= WORK TO COMPLETE =
A line counts if it contains the string "that"; say how many such lines there are, giving only the number.

= DATASET RECORDS =

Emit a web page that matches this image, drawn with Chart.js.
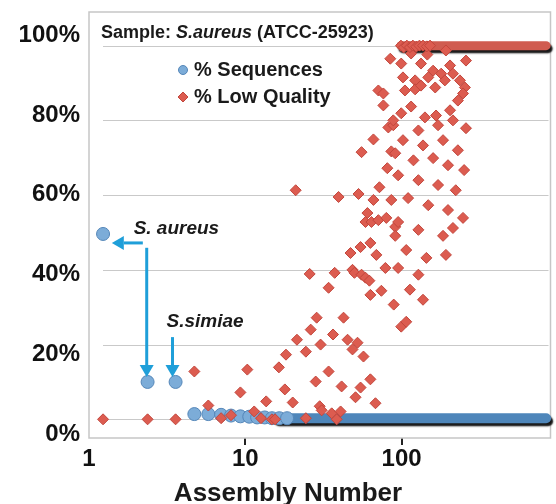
<!DOCTYPE html>
<html><head><meta charset="utf-8">
<script src="https://cdn.jsdelivr.net/npm/chart.js@4.4.1/dist/chart.umd.min.js"></script>
<style>html,body{margin:0;padding:0;background:#fff;}#wrap{width:556px;height:504px;}</style>
</head><body><div id="wrap"><canvas id="c" width="556" height="504"></canvas></div>
<script>
// ---- data ----
const seqX = [1.23, 2.37, 3.58, 4.72, 5.8, 7.0, 8.1, 9.3, 10.6, 11.9, 13.3, 14.8, 16.5, 18.5];
const seqY = [49.6, 10.0, 10.0, 1.4, 1.4, 1.2, 1.0, 0.8, 0.7, 0.5, 0.5, 0.3, 0.3, 0.3];
const lowX = [1.23, 2.37, 3.58, 4.72, 5.8, 7.0, 8.1, 9.3, 10.3, 11.4, 12.6, 13.6, 14.8, 15.5, 17.9, 20.1, 24.4, 29.9, 30.8, 35.7, 38.4, 40.7, 50.7, 68.0,
  16.4, 18.2, 21.4, 24.4, 26.2, 30.3, 36.4, 45.1, 48.5, 52.2, 57.0, 34.1, 28.2, 41.3, 54.6, 63.1,
  21.0, 39.5, 53.0, 66.0, 55.4, 82.2, 88.4, 85.9, 91.0, 81.0, 72.1, 66.0, 85.9, 60.4, 58.7, 64.1, 71.0, 79.8, 91.0, 91.0, 63.1, 54.6, 47.1, 68.9, 78.7, 25.8, 37.3, 48.5, 49.9, 55.4, 58.7, 62.2, 34.1, 74.2, 63.1, 28.6, 42.5,
  84.6, 99.4, 115, 133, 146, 192, 258, 204, 159, 179, 148, 122, 102, 71.0, 76.4, 76.4, 105, 122, 133, 164, 189, 213, 236, 254, 247, 229, 204, 166, 141, 115, 99.4, 88.4,
  128, 171, 213, 258, 102, 137, 184, 229, 119, 159, 198, 251, 95, 128, 171, 222, 110, 148, 198, 247, 95, 128, 184, 213, 107, 144, 192, 95, 128, 113, 137, 89, 99.4, 107,
  99, 103, 108, 113, 118, 124, 130, 137, 145, 152];
const lowY = [0, 0, 0, 12.8, 3.7, 0.3, 1.1, 7.2, 13.3, 2.1, 0.3, 4.8, 0, 0, 8, 4.5, 0.3, 3.5, 2.4, 1.6, 0, 2.1, 5.9, 4.3,
  13.9, 17.3, 21.3, 18.1, 24, 20, 22.7, 21.3, 18.7, 20.5, 16.8, 12.8, 10.1, 8.8, 8.5, 10.7,
  61.3, 59.5, 60.3, 74.9, 71.5, 78.1, 78.7, 71.7, 71.2, 67.2, 62.1, 58.7, 58.7, 55.2, 52.8, 52.8, 53.3, 53.9, 51.5, 49.1, 47.2, 46.1, 44.5, 44.0, 40.5, 38.9, 39.2, 40.0, 39.2, 38.7, 37.9, 37.1, 35.2, 34.4, 33.3, 27.2, 27.2,
  96.5, 95.2, 97.9, 95.2, 97.6, 98.7, 96, 94.7, 93.3, 92.5, 91.5, 90.7, 91.5, 88, 87.2, 84, 88, 88.3, 89.3, 88.8, 90.7, 92.5, 90.7, 88.8, 87.2, 85.3, 82.7, 81.3, 80.8, 83.7, 81.9, 80,
  77.3, 78.7, 80, 77.9, 74.7, 73.3, 74.7, 72, 69.3, 69.9, 68, 66.7, 65.3, 64, 62.7, 61.3, 59.2, 57.3, 56, 53.9, 52.8, 50.7, 49.1, 51.2, 45.3, 43.2, 44, 40.5, 38.7, 34.7, 32, 30.7, 24.8, 26.1,
  100, 99.5, 100, 99.6, 100, 99.7, 100, 100, 99.8, 100];
// dense runs that merge into solid bands
const seqBandX = [16, 840];
const seqBandY = [0.3, 0.3];
const lowBandX = [99, 840];
const lowBandY = [100, 100];
const xTicks = [1, 10, 100];
const yTicks = [0, 20, 40, 60, 80, 100];
const seriesNames = ['% Sequences', '% Low Quality'];
const sampleTitle = ['Sample: ', 'S.aureus', ' (ATCC-25923)'];
const xTitle = 'Assembly Number';
const notes = [{text: 'S. aureus', x: 1.93, y: 50.9}, {text: 'S.simiae', x: 3.13, y: 26.0}];
const arrows = [
  [2.21, 47.2, 1.40, 47.2],
  [2.34, 45.9, 2.34, 11.3],
  [3.42, 22.0, 3.42, 11.3]
];

const pts = (xs, ys) => xs.map((x, i) => ({x: x, y: ys[i]}));
const RED = 'rgb(220,92,80)', RED_E = 'rgb(194,70,60)';
const BLUE = 'rgb(124,172,216)', BLUE_E = 'rgb(84,134,184)';
const FONT = '"Liberation Sans", Arial, sans-serif';

const shadowPlugin = {
  id: 'bandShadow',
  beforeDatasetDraw(chart, args) {
    const ds = chart.data.datasets[args.index];
    if (ds.isBand) {
      const c = chart.ctx; c.save();
      c.shadowColor = 'rgba(0,0,0,0.9)'; c.shadowOffsetX = 2; c.shadowOffsetY = 3; c.shadowBlur = 1.5;
    }
  },
  afterDatasetDraw(chart, args) {
    const ds = chart.data.datasets[args.index];
    if (ds.isBand) chart.ctx.restore();
  }
};

// frame + horizontal gridlines (gridlines start slightly inside the frame)
const framePlugin = {
  id: 'frame',
  beforeDatasetsDraw(chart) {
    const a = chart.chartArea, c = chart.ctx, ys = chart.scales.y;
    c.save(); c.strokeStyle = '#c6c6c6'; c.lineWidth = 1.5;
    c.strokeRect(a.left, a.top, a.right - a.left + 2, a.bottom - a.top);
    c.strokeStyle = '#c9c9c9'; c.lineWidth = 1.2;
    ys.ticks.forEach(t => {
      const py = Math.round(ys.getPixelForValue(t.value)) + 0.5;
      c.beginPath(); c.moveTo(a.left + 14, py); c.lineTo(a.right, py); c.stroke();
    });
    c.restore();
  }
};

function arrow(c, x1, y1, x2, y2) {
  const ang = Math.atan2(y2 - y1, x2 - x1), L = 12, W = 7;
  const bx = x2 - L * Math.cos(ang), by = y2 - L * Math.sin(ang);
  c.beginPath(); c.moveTo(x1, y1); c.lineTo(bx, by); c.stroke();
  c.beginPath(); c.moveTo(x2, y2);
  c.lineTo(bx + W * Math.sin(ang), by - W * Math.cos(ang));
  c.lineTo(bx - W * Math.sin(ang), by + W * Math.cos(ang));
  c.closePath(); c.fill();
}

const notesPlugin = {
  id: 'notes',
  afterDatasetsDraw(chart) {
    const c = chart.ctx, xs = chart.scales.x, ys = chart.scales.y, a = chart.chartArea;
    c.save();
    c.strokeStyle = '#1f9fd9'; c.fillStyle = '#1f9fd9'; c.lineWidth = 3;
    arrows.forEach(r => arrow(c, xs.getPixelForValue(r[0]), ys.getPixelForValue(r[1]), xs.getPixelForValue(r[2]), ys.getPixelForValue(r[3])));
    c.fillStyle = '#1a1a1a'; c.textBaseline = 'middle'; c.textAlign = 'left';
    c.font = 'italic bold 19px ' + FONT;
    notes.forEach(n => c.fillText(n.text, xs.getPixelForValue(n.x), ys.getPixelForValue(n.y)));
    let tx = a.left + 12; const ty = a.top + 21;
    sampleTitle.forEach((t, i) => {
      c.font = (i === 1 ? 'italic ' : '') + 'bold 18px ' + FONT;
      c.fillText(t, tx, ty); tx += c.measureText(t).width;
    });
    c.font = 'bold 20px ' + FONT;
    const lx = a.left + 94, ly = [a.top + 58, a.top + 85];
    c.fillStyle = BLUE; c.strokeStyle = BLUE_E; c.lineWidth = 1;
    c.beginPath(); c.arc(lx, ly[0], 4.5, 0, Math.PI * 2); c.fill(); c.stroke();
    c.fillStyle = RED; c.strokeStyle = RED_E;
    c.beginPath(); c.moveTo(lx, ly[1] - 5); c.lineTo(lx + 5, ly[1]); c.lineTo(lx, ly[1] + 5); c.lineTo(lx - 5, ly[1]); c.closePath(); c.fill(); c.stroke();
    c.fillStyle = '#1a1a1a';
    seriesNames.forEach((s, i) => c.fillText(s, lx + 11, ly[i]));
    c.font = 'bold 26px ' + FONT; c.textAlign = 'center'; c.textBaseline = 'alphabetic';
    c.fillText(xTitle, 288, 501);
    c.restore();
  }
};

const noPad = s => { s.paddingTop = 0; s.paddingBottom = 0; s.paddingLeft = 0; s.paddingRight = 0; };

new Chart(document.getElementById('c'), {
  type: 'scatter',
  data: {
    datasets: [
      {label: seriesNames[1], data: pts(lowX, lowY), yAxisID: 'y', xAxisID: 'x', pointStyle: 'rectRot', pointRadius: 5.5, pointHoverRadius: 5.5,
       backgroundColor: RED, borderColor: RED_E, borderWidth: 1, order: 0},
      {label: seriesNames[0], data: pts(seqX, seqY), yAxisID: 'y', xAxisID: 'x', pointStyle: 'circle', pointRadius: 6.5, pointHoverRadius: 6.5,
       backgroundColor: BLUE, borderColor: BLUE_E, borderWidth: 1, order: 1},
      {type: 'line', isBand: true, data: pts(lowBandX, lowBandY), yAxisID: 'y', xAxisID: 'x', borderColor: 'rgb(208,92,80)', borderWidth: 9,
       borderCapStyle: 'round', pointRadius: 0, fill: false, clip: false, order: 2},
      {type: 'line', isBand: true, data: pts(seqBandX, seqBandY), yAxisID: 'y', xAxisID: 'x', borderColor: 'rgb(78,134,186)', borderWidth: 10,
       borderCapStyle: 'round', pointRadius: 0, fill: false, clip: false, order: 3}
    ]
  },
  options: {
    responsive: false, animation: false, devicePixelRatio: 1,
    layout: {padding: {top: 12, right: 5, left: 0, bottom: 0}},
    plugins: {legend: {display: false}, tooltip: {enabled: false}, title: {display: false}},
    scales: {
      x: {
        type: 'logarithmic', min: 1, max: 870, position: 'bottom',
        afterBuildTicks: s => { s.ticks = xTicks.map(v => ({value: v})); },
        ticks: {callback: v => String(v), font: {family: FONT, size: 24, weight: 'bold'}, color: '#111', padding: 0, maxRotation: 0},
        grid: {drawOnChartArea: false, drawTicks: true, tickLength: 7, lineWidth: 2,
               color: ctx => (ctx.tick && ctx.tick.value === 1) ? 'rgba(0,0,0,0)' : '#222'},
        border: {display: false},
        afterFit: s => { s.height = 66; noPad(s); }
      },
      y: {
        type: 'linear', position: 'left', min: -5, max: 109,
        afterBuildTicks: s => { s.ticks = yTicks.map(v => ({value: v})); },
        ticks: {display: false},
        grid: {display: false, drawTicks: false}, border: {display: false},
        afterFit: s => { s.width = 0; noPad(s); }
      },
      y2: {
        type: 'linear', position: 'left', min: -1, max: 105.8,
        afterBuildTicks: s => { s.ticks = yTicks.map(v => ({value: v})); },
        ticks: {callback: v => v + '%', font: {family: FONT, size: 24, weight: 'bold'}, color: '#111', padding: 9},
        grid: {display: false, drawTicks: false}, border: {display: false},
        afterFit: s => { s.width = 89; noPad(s); }
      }
    }
  },
  plugins: [shadowPlugin, framePlugin, notesPlugin]
});
</script></body></html>
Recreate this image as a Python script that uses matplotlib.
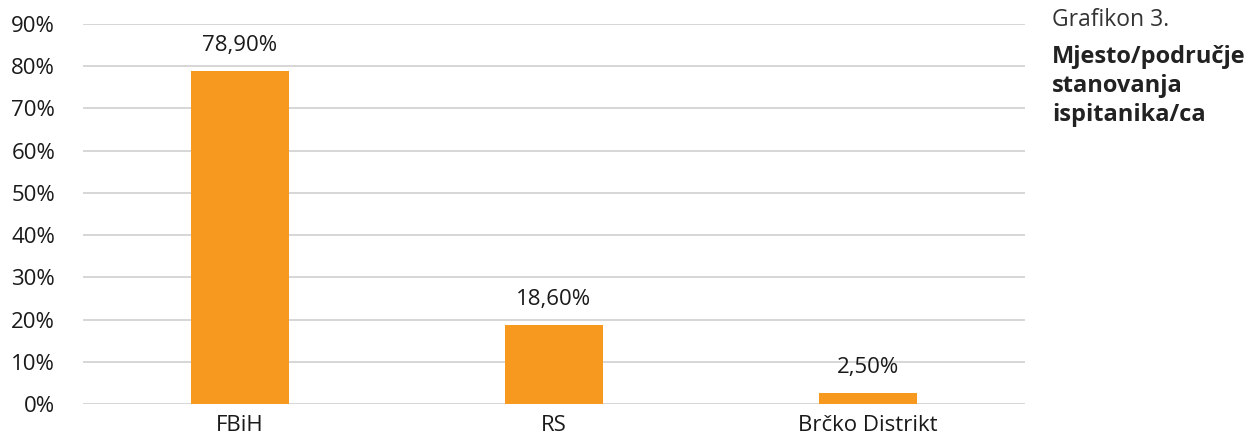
import matplotlib
matplotlib.use("Agg")
import matplotlib.pyplot as plt

categories = ["FBiH", "RS", "Brčko Distrikt"]
values = [78.9, 18.6, 2.5]
value_labels = ["78,90%", "18,60%", "2,50%"]
yticks = [0, 10, 20, 30, 40, 50, 60, 70, 80, 90]
ytick_labels = [f"{t}%" for t in yticks]

plt.rcParams['font.family'] = ['Open Sans', 'DejaVu Sans']
text_color = "#1a1a1a"
bar_color = "#F7991F"

fig = plt.figure(figsize=(12.53, 4.42), dpi=100)
ax = fig.add_axes([83/1253, 38/442, (1025-83)/1253, (404-24)/442])

x = range(len(categories))
bars = ax.bar(x, values, width=0.31, color=bar_color, zorder=3)
ax.set_xlim(-0.5, len(categories) - 0.5)
ax.set_ylim(0, 90)
ax.set_yticks(yticks)
ax.set_yticklabels(ytick_labels, fontsize=16, color=text_color)
ax.set_xticks(list(x))
ax.set_xticklabels(categories, fontsize=16, color=text_color)
ax.tick_params(axis='both', length=0)
ax.tick_params(axis='y', pad=20)
ax.tick_params(axis='x', pad=8)
ax.grid(axis='y', color="#d0d0d0", linewidth=1.2, zorder=0)
for s in ax.spines.values():
    s.set_visible(False)

for xi, v, lab in zip(x, values, value_labels):
    ax.annotate(lab, (xi, v), xytext=(0, 11), textcoords='offset points',
                ha='center', va='bottom', fontsize=16, color=text_color)

fig.text(1052/1253, 1 - 8/442, "Grafikon 3.", fontsize=16.5, color="#333333",
         ha='left', va='top')
fig.text(1052/1253, 1 - 45/442, "Mjesto/područje\nstanovanja\nispitanika/ca",
         fontsize=17, fontweight='bold', color="#222222", ha='left', va='top',
         linespacing=1.27)

fig.savefig("out.png", dpi=100)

= PROBLEM SOLUTION =
3